The humorist Dave Berry learned a thing or two on his summer internship in Washington forty years ago. But like many internships, his expectations met with very different realities. Years later, and with typical wit and wisdom, Berry deconstructed the distorted values that characterized those corridors of power:
“[W]hen I got to Washington I discovered that even among young people, being a good guy was not the key thing: The key thing was your position on the great Washington totem pole of status. Way up at the top of this pole is the president; way down at the bottom, below mildew, is the public. In between is an extremely complex hierarchy of government officials, journalists, lobbyists, lawyers, and other power players, holding thousands of minutely graduated status rankings differentiated by extremely subtle nuances that only Washingtonians are capable of grasping.

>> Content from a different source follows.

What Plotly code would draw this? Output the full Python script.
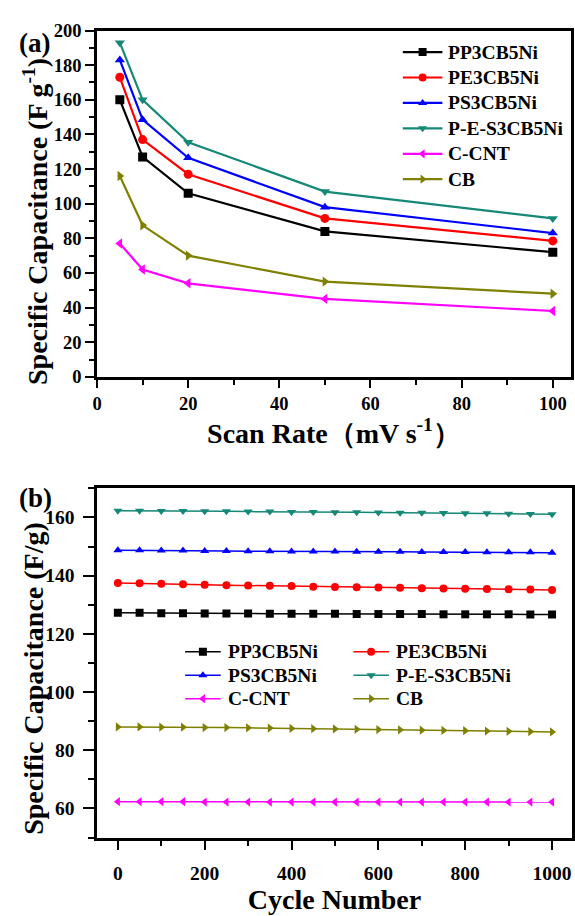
import plotly.graph_objects as go

# ---------------- data: panel (a) ----------------
scan_rate = [5, 10, 20, 50, 100]
a_pp3 = [160, 127, 106, 84, 72]
a_pe3 = [173, 137, 117, 91.5, 78.5]
a_ps3 = [183, 148.5, 126.5, 98, 83]
a_pes3 = [193, 160, 135.5, 107, 91.5]
a_ccnt = [77, 62, 54, 45, 38]
a_cb = [116, 87.5, 70, 55, 48]

# ---------------- data: panel (b) ----------------
cycles = [0, 50, 100, 150, 200, 250, 300, 350, 400, 450, 500,
          550, 600, 650, 700, 750, 800, 850, 900, 950, 1000]
b_pp3 = [127.2, 127.2, 127.1, 127.1, 127.0, 127.0, 127.0, 126.9, 126.9, 126.9, 126.9,
         126.8, 126.8, 126.8, 126.8, 126.7, 126.7, 126.7, 126.7, 126.6, 126.6]
b_pe3 = [137.5, 137.4, 137.2, 137.0, 136.9, 136.7, 136.6, 136.5, 136.4, 136.2, 136.1,
         136.0, 135.9, 135.8, 135.7, 135.6, 135.5, 135.4, 135.3, 135.2, 135.1]
b_ps3 = [148.7, 148.7, 148.6, 148.6, 148.5, 148.5, 148.4, 148.4, 148.3, 148.3, 148.3,
         148.2, 148.2, 148.2, 148.1, 148.1, 148.1, 148.0, 148.0, 148.0, 147.9]
b_pes3 = [162.3, 162.3, 162.2, 162.2, 162.1, 162.1, 162.0, 162.0, 161.9, 161.9, 161.8,
          161.8, 161.7, 161.6, 161.6, 161.5, 161.4, 161.4, 161.3, 161.2, 161.1]
b_ccnt = [62.3, 62.3, 62.3, 62.3, 62.2, 62.2, 62.2, 62.2, 62.2, 62.2, 62.2,
          62.2, 62.2, 62.2, 62.2, 62.2, 62.2, 62.2, 62.2, 62.2, 62.2]
b_cb = [88.0, 88.0, 87.9, 87.9, 87.8, 87.8, 87.7, 87.6, 87.5, 87.4, 87.3,
        87.2, 87.1, 87.0, 86.9, 86.8, 86.7, 86.6, 86.5, 86.4, 86.3]

names = ["PP3CB5Ni", "PE3CB5Ni", "PS3CB5Ni", "P-E-S3CB5Ni", "C-CNT", "CB"]
colors = ["#000000", "#FF0000", "#0000FF", "#158878", "#FF00FF", "#7F8000"]
symbols = ["square", "circle", "triangle-up", "triangle-down", "triangle-left", "triangle-right"]
a_series = [a_pp3, a_pe3, a_ps3, a_pes3, a_ccnt, a_cb]
b_series = [b_pp3, b_pe3, b_ps3, b_pes3, b_ccnt, b_cb]

FONT = "Times New Roman, Liberation Serif, DejaVu Serif, serif"
W, H = 575, 916

# panel geometry in pixels (left, right, top, bottom) and axis ranges
A_BOX = (93, 572, 21, 375)
A_XR, A_YR = (0, 104), (0, 200)
B_BOX = (93, 573, 489, 846)
B_XR, B_YR = (-48, 1046), (50, 170)

def px_x(p):
    return p / W

def px_y(p):
    return 1 - p / H

def to_data(box, xr, yr, px, py):
    l, r, t, b = box
    x = xr[0] + (px - l) / (r - l) * (xr[1] - xr[0])
    y = yr[0] + (b - py) / (b - t) * (yr[1] - yr[0])
    return x, y

fig = go.Figure()
for n, c, s, ys in zip(names, colors, symbols, a_series):
    fig.add_trace(go.Scatter(x=scan_rate, y=ys, name=n, mode="lines+markers",
                             line=dict(color=c, width=2.2),
                             marker=dict(symbol=s, size=9, color=c),
                             xaxis="x", yaxis="y", showlegend=False))
for n, c, s, ys in zip(names, colors, symbols, b_series):
    fig.add_trace(go.Scatter(x=cycles, y=ys, name=n, mode="lines+markers",
                             line=dict(color=c, width=1.5),
                             marker=dict(symbol=s, size=8, color=c),
                             xaxis="x2", yaxis="y2", showlegend=False))

# ---------------- legend keys, drawn inside each panel ----------------
legend_font = dict(family=FONT, size=19.5, color="black", weight="bold")
annotations = []

def legend_entry(panel, x0px, x1px, ypx, txpx, name, color, symbol, lw, ms):
    if panel == "a":
        box, xr, yr, xa, ya = A_BOX, A_XR, A_YR, "x", "y"
    else:
        box, xr, yr, xa, ya = B_BOX, B_XR, B_YR, "x2", "y2"
    x0, yc = to_data(box, xr, yr, x0px, ypx)
    x1, _ = to_data(box, xr, yr, x1px, ypx)
    tx, _ = to_data(box, xr, yr, txpx, ypx)
    fig.add_trace(go.Scatter(x=[x0, x1], y=[yc, yc], mode="lines",
                             line=dict(color=color, width=lw),
                             xaxis=xa, yaxis=ya, showlegend=False, hoverinfo="skip"))
    fig.add_trace(go.Scatter(x=[(x0 + x1) / 2], y=[yc], mode="markers",
                             marker=dict(symbol=symbol, size=ms, color=color),
                             xaxis=xa, yaxis=ya, showlegend=False, hoverinfo="skip"))
    annotations.append(dict(text=name, x=tx, y=yc, xref=xa, yref=ya,
                            xanchor="left", yanchor="middle", showarrow=False,
                            font=legend_font))

# panel (a): single column, upper right
for i, (n, c, s) in enumerate(zip(names, colors, symbols)):
    legend_entry("a", 402, 442, 43 + 26 * i, 446, n, c, s, 2.2, 8)

# panel (b): two columns, three rows
for i, (n, c, s) in enumerate(zip(names, colors, symbols)):
    row, col = divmod(i, 2)
    x0 = 182 + 170 * col
    legend_entry("b", x0, x0 + 36, 656 + 24 * row, x0 + 41, n, c, s, 1.5, 8)

# panel labels and y-axis titles (paper coordinates == pixels here, margins are 0)
for label, ylab in [("(a)", 34), ("(b)", 499)]:
    annotations.append(dict(text=label, x=px_x(12), y=px_y(ylab), xref="paper", yref="paper",
                            xanchor="left", yanchor="middle", showarrow=False,
                            font=dict(family=FONT, size=27, color="black", weight="bold")))

titlefont = dict(family=FONT, size=28, color="black", weight="bold")
for text, cx, cy in [("Specific Capacitance (F g<sup>-1</sup>)", 31, 216),
                     ("Specific Capacitance (F/g)", 28, 683)]:
    annotations.append(dict(text=text, x=px_x(cx), y=px_y(cy), xref="paper", yref="paper",
                            xanchor="center", yanchor="middle", textangle=-90,
                            showarrow=False, font=titlefont))

tickfont_a = dict(family=FONT, size=18.5, color="black", weight="bold")
tickfont_b = dict(family=FONT, size=19.5, color="black", weight="bold")
common = dict(showline=True, linecolor="black", linewidth=2.5, mirror=True,
              ticks="outside", tickwidth=2.2, tickcolor="black",
              showgrid=False, zeroline=False)

def minor(dt, ln):
    return dict(dtick=dt, ticklen=ln, tickwidth=2, ticks="outside", tickcolor="black")

fig.update_layout(
    width=W, height=H, margin=dict(l=0, r=0, t=0, b=0),
    paper_bgcolor="white", plot_bgcolor="white",
    font=dict(family=FONT, color="black"),
    showlegend=False,
    xaxis=dict(domain=[px_x(A_BOX[0]), px_x(A_BOX[1])], range=list(A_XR), dtick=20, tick0=0,
               ticklen=8, ticklabelstandoff=0, minor=minor(10, 5), tickfont=tickfont_a,
               anchor="y", title=dict(text="Scan Rate（mV s<sup>-1</sup>）", font=titlefont, standoff=4),
               **common),
    yaxis=dict(domain=[px_y(A_BOX[3]), px_y(A_BOX[2])], range=list(A_YR), dtick=20, tick0=0,
               ticklen=9, minor=minor(10, 5), tickfont=tickfont_a, anchor="x", **common),
    xaxis2=dict(domain=[px_x(B_BOX[0]), px_x(B_BOX[1])], range=list(B_XR), dtick=200, tick0=0,
                ticklen=10, ticklabelstandoff=6, minor=minor(100, 6), tickfont=tickfont_b,
                anchor="y2", title=dict(text="Cycle Number", font=titlefont, standoff=2),
                **common),
    yaxis2=dict(domain=[px_y(B_BOX[3]), px_y(B_BOX[2])], range=list(B_YR), dtick=20, tick0=0,
                ticklen=11, ticklabelstandoff=5, minor=minor(10, 6), tickfont=tickfont_b,
                anchor="x2", **common),
    annotations=annotations,
)

fig.write_html("out.html")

For example, Washingtonians know whether a person whose title is “Principal Assistant Deputy Undersecretary” is more or less important than a person whose title is “Associate Principal Deputy Assistant Secretary,” or “Principal Deputy to Deputy Assistant Secretary,” or “Deputy to the Deputy Secretary,” or “Principal Assistant Deputy Undersecretary,” or “Chief of Staff to the Assistant Assistant Secretary.” (All of these are real federal job titles.)
Everybody in Washington always seems to know exactly how much status everybody else has. I don’t know how they do it. Maybe they all get together in some secret location and sniff one another’s rear ends. All I know is, back in my internship the summer of 1967, when I went to Washington parties, they were nothing like parties I’d become used to in college.
I was used to parties where it was not unusual to cap off the evening by drinking bourbon from a shoe, and not necessarily your own shoe. Whereas the Washington parties were serious. Everybody made an obvious effort to figure out where everybody else fit on the totem pole, and then spent the rest of the evening sucking up to whoever was higher up.
I hated it. Of course, one reason for this was that nobody ever sucked up to me, since interns rank almost as low as members of the public. ” (footnote: Dave Berry: http://www.thisisawar.com/LaughterDaveWashington.htm)
The Gospel reading this week suggests that James and John, and the ten disciples who exploded at them in anger, would have fit quite nicely into the Washingtonian world that stratifies people into a hierarchy based upon their perceived power, worth, or status, and then pursues a zero-sum game of unbridled self-interest. Of course, Jesus’ rebuke of the disciples warns us of our own tendency to do the same.
Answering the call of discipleship means that we are baptized into Jesus’ life and ministry. Our baptism plunges us into the dying and rising mystery of Christ. The disciples kept misunderstanding this. Discipleship means emptying ourselves to be servant over and over again and constantly learning the cost of our baptismal yes is. Serving means nothing more than giving our lives for the other. It means when our nerves are frazzled and the baby is crying, we manage to find the energy to comfort and caress. When we hear of a neighbor in need,we ring the doorbell, introduce ourselves and ask how we might help. Serving others means that we look for ways to make the lives of others better.
Would that we be so bold about serving others as about seeking our own glory!